Passover is over. Well, it’s not over until tomorrow night, but for all intents and purposes, it’s over for me. Tonight, we’re having beans and hot dogs, a hugely popular meal that doesn’t involve any bread on a non-Passover day. We survived Easter too – it’s not a great holiday for me. Not because of any negative associations, but just because it’s feels extraneous, if that makes sense. Like it’s enough already with all the spring celebrations, can’t we just chill out for a day and relax?
Jessie kept kosher for Passover the whole week, with the exception of yesterday. She asked for some cupcakes and stuffing at my mother’s house, and we discussed it and decided that it was okay to not keep kosher for Passover at Grammy’s house for Easter, because we were celebrating Easter the way that Grammy celebrated it, and that was okay. Judgement free – that’s me. What happens at Grammy’s, stays at Grammy’s. Sam did pretty well, in terms of keeping kosher for Passover. It doesn’t come as easily to him – but that’s an age thing, I think, more than anything else, and I don’t want to have him resent Passover because of the dietary restrictions, so I’m easing up on it for him. Julie and I have been munching bagels since Saturday, so we gave up pretty early on in the process.

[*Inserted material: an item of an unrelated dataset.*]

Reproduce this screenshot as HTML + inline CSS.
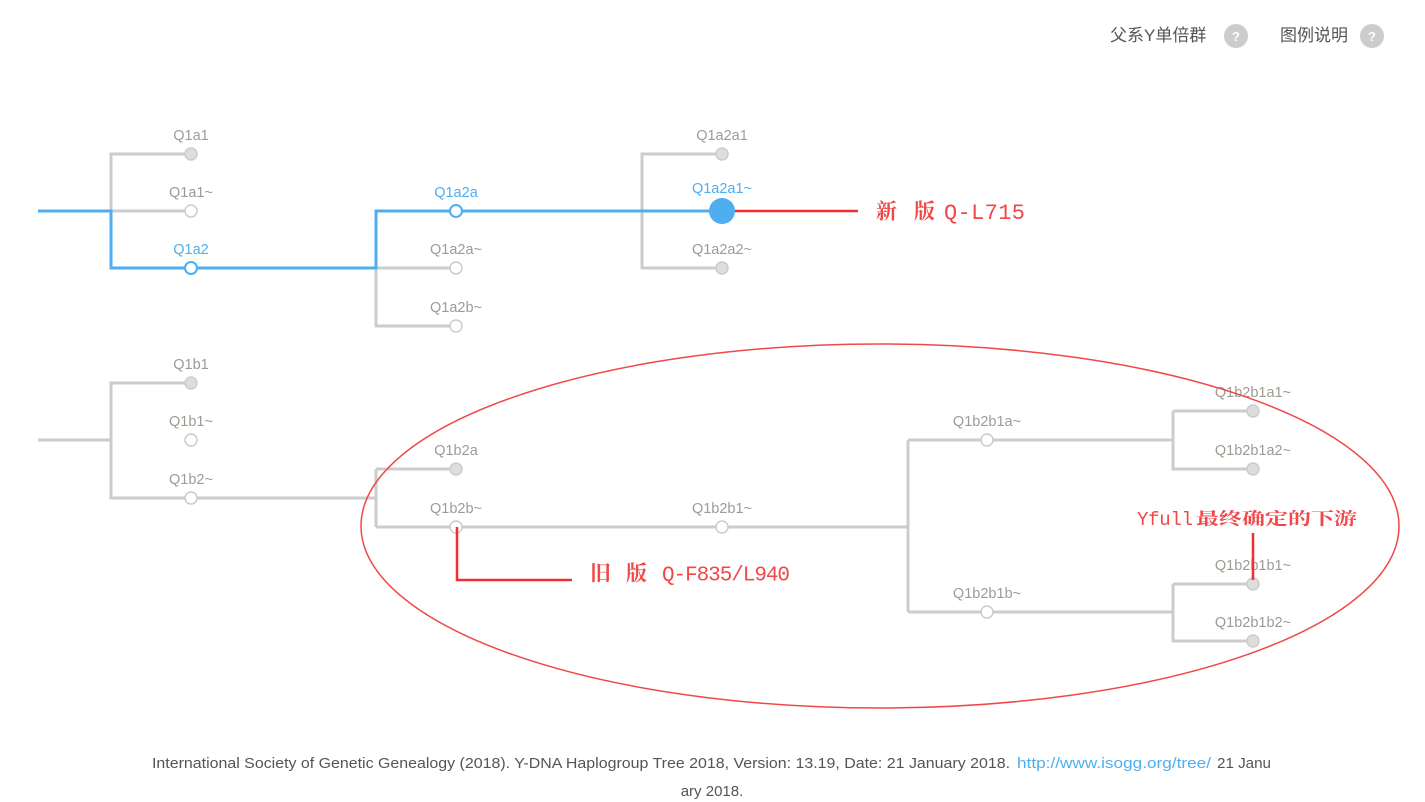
<!DOCTYPE html>
<html><head><meta charset="utf-8"><style>
body{margin:0;background:#fff;width:1425px;height:802px;overflow:hidden}
svg{display:block}
.l{font-family:"Liberation Sans","Noto Sans CJK SC",sans-serif;font-size:14.5px;fill:#a09a95;text-anchor:middle}
.b{fill:#4eaef0}
</style></head><body>
<svg width="1425" height="802" viewBox="0 0 1425 802">
<g fill="none" stroke-width="3" stroke="#cccccc">
<path d="M191 154H111V268"/><path d="M111 211H191"/>
<path d="M456 268H376M376 211V326H456"/>
<path d="M722 154H642V268H722"/>
<path d="M38 440H111M191 383H111V498H376M376 469V527M456 469H376M376 527H908M908 440V612M987 440H908M908 612H1173M1173 584V641H1253M1253 584H1173M987 440H1173M1173 411V469H1253M1253 411H1173"/>
</g>
<path d="M38 211H111V268H376V211H722" fill="none" stroke="#4eaef0" stroke-width="3"/>
<g stroke="#cccccc" stroke-width="1.5">
<circle cx="191" cy="154" r="6" fill="#dddddd"/>
<circle cx="191" cy="211" r="6" fill="#fff"/>
<circle cx="456" cy="268" r="6" fill="#fff"/>
<circle cx="456" cy="326" r="6" fill="#fff"/>
<circle cx="722" cy="154" r="6" fill="#dddddd"/>
<circle cx="722" cy="268" r="6" fill="#dddddd"/>
<circle cx="191" cy="383" r="6" fill="#dddddd"/>
<circle cx="191" cy="440" r="6" fill="#fff"/>
<circle cx="191" cy="498" r="6" fill="#fff"/>
<circle cx="456" cy="469" r="6" fill="#dddddd"/>
<circle cx="456" cy="527" r="6" fill="#fff"/>
<circle cx="722" cy="527" r="6" fill="#fff"/>
<circle cx="987" cy="440" r="6" fill="#fff"/>
<circle cx="987" cy="612" r="6" fill="#fff"/>
<circle cx="1253" cy="411" r="6" fill="#dddddd"/>
<circle cx="1253" cy="469" r="6" fill="#dddddd"/>
<circle cx="1253" cy="584" r="6" fill="#dddddd"/>
<circle cx="1253" cy="641" r="6" fill="#dddddd"/>
</g>
<g stroke="#4eaef0" stroke-width="2" fill="#fff">
<circle cx="191" cy="268" r="6"/><circle cx="456" cy="211" r="6"/>
</g>
<circle cx="722" cy="211" r="13" fill="#4eaef0"/>
<g class="l">
<text x="191" y="140">Q1a1</text>
<text x="191" y="197">Q1a1~</text>
<text x="191" y="254" class="l b">Q1a2</text>
<text x="456" y="197" class="l b">Q1a2a</text>
<text x="456" y="254">Q1a2a~</text>
<text x="456" y="312">Q1a2b~</text>
<text x="722" y="140">Q1a2a1</text>
<text x="722" y="193" class="l b">Q1a2a1~</text>
<text x="722" y="254">Q1a2a2~</text>
<text x="191" y="369">Q1b1</text>
<text x="191" y="426">Q1b1~</text>
<text x="191" y="484">Q1b2~</text>
<text x="456" y="455">Q1b2a</text>
<text x="456" y="513">Q1b2b~</text>
<text x="722" y="513">Q1b2b1~</text>
<text x="987" y="426">Q1b2b1a~</text>
<text x="987" y="598">Q1b2b1b~</text>
<text x="1253" y="397">Q1b2b1a1~</text>
<text x="1253" y="455">Q1b2b1a2~</text>
<text x="1253" y="570">Q1b2b1b1~</text>
<text x="1253" y="627">Q1b2b1b2~</text>
</g>
<ellipse cx="880" cy="526" rx="519" ry="182" fill="none" stroke="#f04848" stroke-width="1.5"/>
<path d="M735 211H858M457 527V580H572M1253 533V580" fill="none" stroke="#f03030" stroke-width="2.5"/>
<g fill="#f04848">
<text x="876" y="213" dominant-baseline="middle" font-family="'Noto Serif CJK SC','Noto Sans CJK SC',serif" font-weight="bold" font-size="21" textLength="59">新版</text>
<text x="944" y="213" dominant-baseline="middle" font-family="'Liberation Mono',monospace" font-size="22" textLength="81">Q-L715</text>
<text x="590" y="575" dominant-baseline="middle" font-family="'Noto Serif CJK SC','Noto Sans CJK SC',serif" font-weight="bold" font-size="21" textLength="57">旧版</text>
<text x="662" y="575" dominant-baseline="middle" font-family="'Liberation Mono',monospace" font-size="21" textLength="128">Q-F835/L940</text>
<text x="1137" y="520" dominant-baseline="middle" font-family="'Liberation Mono',monospace" font-size="19" textLength="56">Yfull</text>
<text x="1196" y="520" dominant-baseline="middle" font-family="'Noto Serif CJK SC','Noto Sans CJK SC',serif" font-weight="bold" font-size="17" textLength="161" lengthAdjust="spacingAndGlyphs">最终确定的下游</text>
</g>
<g font-family="'Liberation Sans','Noto Sans CJK SC',sans-serif" font-size="17" fill="#555">
<text x="1110" y="41">父系Y单倍群</text>
<text x="1280" y="41">图例说明</text>
</g>
<circle cx="1236" cy="36" r="12" fill="#cccccc"/><circle cx="1372" cy="36" r="12" fill="#cccccc"/>
<g font-family="'Liberation Sans',sans-serif" font-size="13" fill="#fff" text-anchor="middle" font-weight="bold">
<text x="1236" y="41">?</text><text x="1372" y="41">?</text></g>
<g font-family="'Liberation Sans',sans-serif" font-size="15" fill="#555">
<text x="152" y="768" textLength="858" lengthAdjust="spacingAndGlyphs">International Society of Genetic Genealogy (2018). Y-DNA Haplogroup Tree 2018, Version: 13.19, Date: 21 January 2018.</text>
<text x="1017" y="768" fill="#4eaef0" textLength="194" lengthAdjust="spacingAndGlyphs">http://www.isogg.org/tree/</text>
<text x="1217" y="768" textLength="54" lengthAdjust="spacingAndGlyphs">21 Janu</text>
<text x="712" y="796" text-anchor="middle">ary 2018.</text>
</g>
</svg>
</body></html>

Rough morning today – Sam was flat out furious that he had to go back to school, and expressed himself rather loudly. But I’m approaching his temper tantrums with a new attitude, which is that he doesn’t get a pass to lose his little mind screaming with rage and frustration. Part of my hesitation to punish him for getting so upset was that it was motivated by anxiety or nerves on his part. Because separation is so hard for him, it seemed ridiculous and overly harsh to compound it by punishing him for getting upset. But it’s not helping him – it’s just teaching him that temper tantrums are a handy tool to get out of doing stuff you don’t want to do. He can and will control himself, he just needs to know that there are negative consequences to temper tantrums. Said negative consequences being loss of the DSI. And once he realized that I was serious, and he was going to school regardless, he pulled it together and went happily enough. So I feel vindicated, and actually a lot more relaxed. Because he kissed me goodbye and bounced out the car door like a perfectly content six year old boy.
Busy day planned, with errands all over the place, and I’m really behind in my writing. Not just this blog post (which doesn’t feel all that well-written, I apologize to anyone who’s reading it) but also my book proposal. I’m supposed to have several partial chapters to attach to the proposal and start researching editors and agents and publishers, and I spent most of last week in a matzah induced haze, careening from Seder to Seder to party to egg decorating to Easter shopping… so today is my catch-up day for everything. Laundry, dishes, reading, writing and a thousand errands. I’m brewing another pot of coffee, and hoping for the best.